Comparison and Verification Tools
PDF Processor provides specialized tools for verifying extraction accuracy and comparing different versions of documents.
1. Visual Diff View
The Visual Diff tab is essential for verifying that the extraction engine has captured the document layout accurately.
- Side-by-Side Layout: The screen is split into two panes (Left: Original PDF, Right: Extracted HTML).
- Synchronized Scrolling: Move through the PDF and the HTML simultaneously to compare structures page-by-page.
- Contextual Editing: You can click into the HTML pane to fix typos or adjust formatting while looking directly at the source PDF.
- Resizer Handle: Drag the central divider to adjust the width of each pane for easier viewing on smaller screens.
2. Compare Diff View
The Compare Diff tab is activated when you load a second PDF file. It is designed for document versioning and change tracking.
Comparing Two PDFs
- Load your primary document using Open PDF.

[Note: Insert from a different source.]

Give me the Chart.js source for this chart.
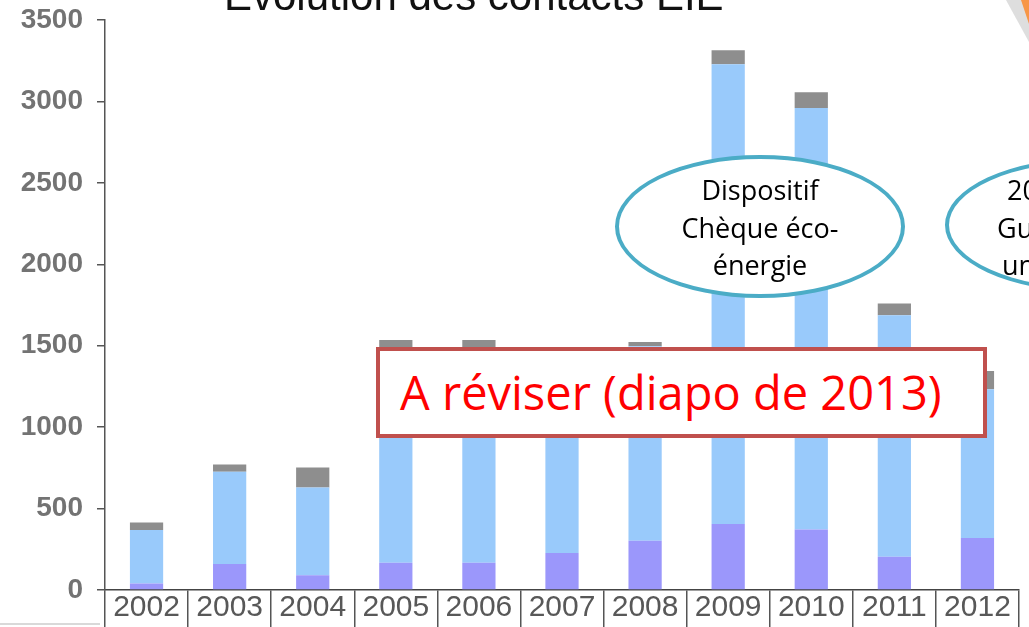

- Load the second version using Compare PDF (✚).
- The Compare Diff tab will become active.
View Options
- Rich Text vs. Plain Text: Toggle between comparing visual formatting or raw text content.
- Split View: Shows the "Before" document on the left and "After" on the right with highlighted changes.
- Unified View: Merges both documents into a single stream, using standard diff colors (Red for removals, Green for additions).
Diff Precision
- Word Level: Best for general document updates and proofreading.
- Character Level: Best for technical documents or data grids where small symbol changes are critical.
3. Extraction Verification Workflow
To ensure 100% accuracy in your extracted documents:
- Perform the extraction.
- Switch to Visual Diff to check for missing paragraphs or misaligned tables.
- Use the HTML view for final proofreading.
- If comparing versions, use Compare Diff to ensure that changes in the PDF source are reflected correctly in your structured output.
Use the Status Bar at the bottom of the screen to monitor extraction progress. If the progress hangs, check the original PDF for excessive image-based text which may require more time for OCR processing.